At the top of her agenda is what she calls Heartland economics. For starters, she wants to de-escalate the trade war. She says President Donald Trump’s use of tariffs is hurting too many farmers.
“And I can tell you one thing: as your president I’m not gonna treat our farmers and our rural communities like poker chips in a bankrupt casino,” she said, prompting applause. “I’m gonna treat them as the producers that they are.”
Klobuchar said she’s spoken with soybean farmers in Minnesota and Iowa who tell her their business has taken a major hit and that while they accept federal bailout money, they’d much rather have their export markets back. Klobuchar is worried that if Trump continues his pattern of increasing tariffs, especially on China, U.S. farmers will watch as the contracts they’ve come to rely upon move to other countries, possibly for years to come.
Klobuchar also ties her ag plans into climate change, calling for more conservation practices on farmland. She wants to build upon existing state and federal incentives such as the Conservation Reserve Program, Conservation Stewardship Program and Environmental Quality Incentives Program.

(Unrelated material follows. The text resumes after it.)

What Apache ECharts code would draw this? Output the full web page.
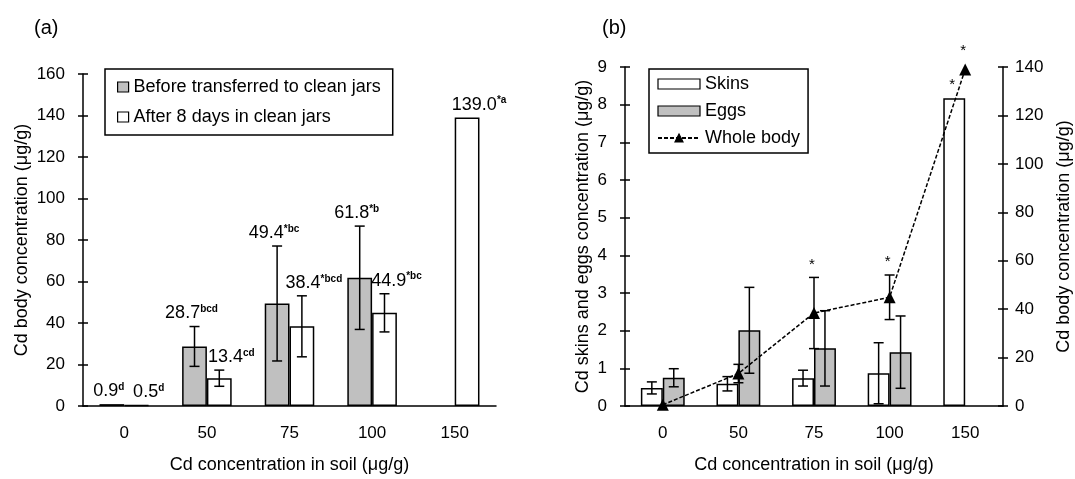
<!DOCTYPE html>
<html>
<head>
<meta charset="utf-8">
<script src="https://cdn.jsdelivr.net/npm/echarts@6/dist/echarts.min.js"></script>
<style>
  html, body { margin: 0; padding: 0; background: #fff; }
  #chart { width: 1075px; height: 479px; }
</style>
</head>
<body>
<div id="chart"></div>
<script>
  // soil Cd levels (ug/g)
  const soilCd = ['0', '50', '75', '100', '150'];

  // (a) whole body Cd, before / after 8 days in clean jars
  const bodyBefore = [0.9, 28.7, 49.4, 61.8, null];
  const bodyBeforeErr = [0, 9.6, 27.7, 24.9, 0];
  const bodyBeforeSig = ['d', 'bcd', '*bc', '*b', ''];
  const bodyAfter = [0.5, 13.4, 38.4, 44.9, 139.0];
  const bodyAfterErr = [0, 3.9, 14.7, 9.2, 0];
  const bodyAfterSig = ['d', 'cd', '*bcd', '*bc', '*a'];

  // (b) skins, eggs (left axis) and whole body (right axis)
  const skins = [0.48, 0.59, 0.74, 0.87, 8.17];
  const skinsErr = [0.16, 0.19, 0.21, 0.81, 0];
  const skinsMark = ['', '', '', '', '*'];
  const eggs = [0.75, 2.01, 1.53, 1.43, null];
  const eggsErr = [0.24, 1.14, 1.0, 0.96, 0];
  const wholeBody = [0.5, 13.4, 38.4, 44.9, 139.0];
  const wholeBodyErr = [0, 3.8, 14.7, 9.2, 0];
  const wholeBodyMark = ['', '', '*', '*', '*'];

  const FONT = 'Liberation Sans, Arial, sans-serif';
  const GRAY = '#c0c0c0';

  const chart = echarts.init(document.getElementById('chart'));

  // error bar + label drawn over one bar slot (slot -1 left, +1 right, 0 centre)
  function errRender(values, errs, slot, gap, opts) {
    return function (params, api) {
      const i = params.dataIndex;
      const v = values[i];
      if (v == null) return null;
      const band = api.size([1, 0])[0];
      const cx = api.coord([i, v])[0] + slot * band * (1 - gap) / 4;
      const e = errs[i] || 0;
      const yv = api.coord([i, v])[1];
      const yTop = api.coord([i, v + e])[1];
      const yBot = api.coord([i, v - e])[1];
      const st = { stroke: '#000', lineWidth: 1.5 };
      const kids = [];
      if (e > 0) {
        kids.push({ type: 'line', shape: { x1: cx, y1: yTop, x2: cx, y2: yBot }, style: st });
        kids.push({ type: 'line', shape: { x1: cx - 5, y1: yTop, x2: cx + 5, y2: yTop }, style: st });
        kids.push({ type: 'line', shape: { x1: cx - 5, y1: yBot, x2: cx + 5, y2: yBot }, style: st });
      }
      let top = Math.min(yTop, yv - (opts.pad || 0));
      if (opts.sig) {
        kids.push({
          type: 'text',
          style: {
            x: cx + opts.dx, y: top - 4,
            text: v.toFixed(1) + (opts.sig[i] ? '{s|' + opts.sig[i] + '}' : ''),
            fontSize: 18, fontFamily: FONT, fill: '#000',
            align: 'center', verticalAlign: 'bottom',
            rich: { s: { fontSize: 10, fontWeight: 'bold', fontFamily: FONT, fill: '#000', verticalAlign: 'top' } }
          }
        });
      }
      if (opts.mark && opts.mark[i]) {
        kids.push({
          type: 'text',
          style: {
            x: cx - 2, y: top - 13, text: opts.mark[i],
            fontSize: 15, fontFamily: FONT, fill: '#000',
            align: 'center', verticalAlign: 'middle'
          }
        });
      }
      return { type: 'group', children: kids };
    };
  }

  function catAxis(grid, inside) {
    return {
      type: 'category', gridIndex: grid, data: soilCd, position: 'bottom',
      axisLine: { show: !inside, lineStyle: { color: '#000', width: 1.5 } },
      axisTick: { inside: inside, length: 5, lineStyle: { color: '#000', width: 1.5 } },
      axisLabel: { show: !inside, color: '#000', fontSize: 17, fontFamily: FONT, margin: 19 },
      splitLine: { show: false },
      name: inside ? '' : 'Cd concentration in soil (μg/g)',
      nameLocation: 'middle', nameGap: 50,
      nameTextStyle: { color: '#000', fontSize: 18, fontFamily: FONT }
    };
  }

  function valAxis(grid, pos, max, step, inside, name, gap, margin) {
    return {
      type: 'value', gridIndex: grid, position: pos, min: 0, max: max, interval: step,
      axisLine: { show: !inside, lineStyle: { color: '#000', width: 1.5 } },
      axisTick: { show: true, inside: inside, length: 5, lineStyle: { color: '#000', width: 1.5 } },
      axisLabel: { show: !inside, color: '#000', fontSize: 17, fontFamily: FONT, margin: margin },
      splitLine: { show: false },
      name: inside ? '' : name,
      nameLocation: 'middle', nameGap: gap,
      nameTextStyle: { color: '#000', fontSize: 18, fontFamily: FONT }
    };
  }

  const barBorder = { borderColor: '#000', borderWidth: 1.5 };

  const option = {
    animation: false,
    backgroundColor: '#fff',
    textStyle: { fontFamily: FONT, color: '#000' },
    graphic: [
      { type: 'text', left: 34, top: 18, style: { text: '(a)', fontSize: 20, fontFamily: FONT, fill: '#000' } },
      { type: 'text', left: 602, top: 18, style: { text: '(b)', fontSize: 20, fontFamily: FONT, fill: '#000' } }
    ],
    grid: [
      { left: 83, right: 579, top: 74, bottom: 70 },
      { left: 625, right: 72, top: 67, bottom: 68 }
    ],
    legend: [
      {
        data: ['Before transferred to clean jars', 'After 8 days in clean jars'],
        orient: 'vertical', left: 105, top: 69, icon: 'rect',
        itemWidth: 11, itemHeight: 10, itemGap: 12, padding: [9, 12],
        borderColor: '#000', borderWidth: 1.5,
        itemStyle: { borderColor: '#000', borderWidth: 1.2 },
        textStyle: { color: '#000', fontSize: 18, fontFamily: FONT }
      },
      {
        data: [{ name: 'Skins', icon: 'rect' }, { name: 'Eggs', icon: 'rect' }, 'Whole body'],
        orient: 'vertical', left: 649, top: 69,
        itemWidth: 42, itemHeight: 10, itemGap: 9, padding: [6, 8],
        borderColor: '#000', borderWidth: 1.5,
        itemStyle: { borderColor: '#000', borderWidth: 1.2 },
        textStyle: { color: '#000', fontSize: 18, fontFamily: FONT }
      }
    ],
    xAxis: [catAxis(0, false), catAxis(0, true), catAxis(1, false), catAxis(1, true)],
    yAxis: [
      valAxis(0, 'left', 160, 20, false, 'Cd body concentration (μg/g)', 52, 18),
      valAxis(0, 'left', 160, 20, true),
      valAxis(1, 'left', 9, 1, false, 'Cd skins and eggs concentration (μg/g)', 33, 18),
      valAxis(1, 'left', 9, 1, true),
      valAxis(1, 'right', 140, 20, false, 'Cd body concentration (μg/g)', 52, 12),
      valAxis(1, 'right', 140, 20, true)
    ],
    series: [
      {
        name: 'Before transferred to clean jars', type: 'bar', xAxisIndex: 0, yAxisIndex: 0,
        data: bodyBefore, barGap: '0%', barCategoryGap: '40%',
        itemStyle: Object.assign({ color: GRAY }, barBorder)
      },
      {
        name: 'After 8 days in clean jars', type: 'bar', xAxisIndex: 0, yAxisIndex: 0,
        data: bodyAfter, barGap: '0%', barCategoryGap: '40%',
        itemStyle: Object.assign({ color: '#fff' }, barBorder)
      },
      {
        type: 'custom', xAxisIndex: 0, yAxisIndex: 0, z: 6, clip: false,
        data: bodyBefore.map((v, i) => [i, v]),
        renderItem: errRender(bodyBefore, bodyBeforeErr, -1, 0.4, { sig: bodyBeforeSig, dx: -3 })
      },
      {
        type: 'custom', xAxisIndex: 0, yAxisIndex: 0, z: 6, clip: false,
        data: bodyAfter.map((v, i) => [i, v]),
        renderItem: errRender(bodyAfter, bodyAfterErr, 1, 0.4, { sig: bodyAfterSig, dx: 12 })
      },
      {
        name: 'Skins', type: 'bar', xAxisIndex: 2, yAxisIndex: 2,
        data: skins, barGap: '0%', barCategoryGap: '42%',
        itemStyle: Object.assign({ color: '#fff' }, barBorder)
      },
      {
        name: 'Eggs', type: 'bar', xAxisIndex: 2, yAxisIndex: 2,
        data: eggs, barGap: '0%', barCategoryGap: '42%',
        itemStyle: Object.assign({ color: GRAY }, barBorder)
      },
      {
        name: 'Whole body', type: 'line', xAxisIndex: 2, yAxisIndex: 4, z: 5,
        data: wholeBody, symbol: 'triangle', symbolSize: 12,
        itemStyle: { color: '#000' },
        lineStyle: { color: '#000', width: 1.5, type: [4, 2] }
      },
      {
        type: 'custom', xAxisIndex: 2, yAxisIndex: 2, z: 6, clip: false,
        data: skins.map((v, i) => [i, v]),
        renderItem: errRender(skins, skinsErr, -1, 0.42, { mark: skinsMark })
      },
      {
        type: 'custom', xAxisIndex: 2, yAxisIndex: 2, z: 6, clip: false,
        data: eggs.map((v, i) => [i, v]),
        renderItem: errRender(eggs, eggsErr, 1, 0.42, {})
      },
      {
        type: 'custom', xAxisIndex: 2, yAxisIndex: 4, z: 6, clip: false,
        data: wholeBody.map((v, i) => [i, v]),
        renderItem: errRender(wholeBody, wholeBodyErr, 0, 0.42, { mark: wholeBodyMark, pad: 6 })
      }
    ]
  };

  chart.setOption(option);
</script>
</body>
</html>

“We can do more to improve soil carbon sequestration, which both improves soil health and reduces carbon levels,” she said. “We started with a pilot program, by the way, in the Farm Bill on this and it’s kind of exciting what we can do to make this part of our conservation efforts.”
Klobuchar also said strong renewable fuels policy, coupled with additional innovations that can come from rural areas, will continue to create jobs. But the current small refinery waivers program must be overhauled, she said, so it reaches its intended targets and not some of the big oil companies that have benefited in recent years.
Two additional themes ran through her plan: Klobuchar wants kids growing up in rural communities to see them as viable places to stay in, or return to, as adults to pursue careers. And she wants urban food consumers and rural farmers to recognize how they are connected so they can work together.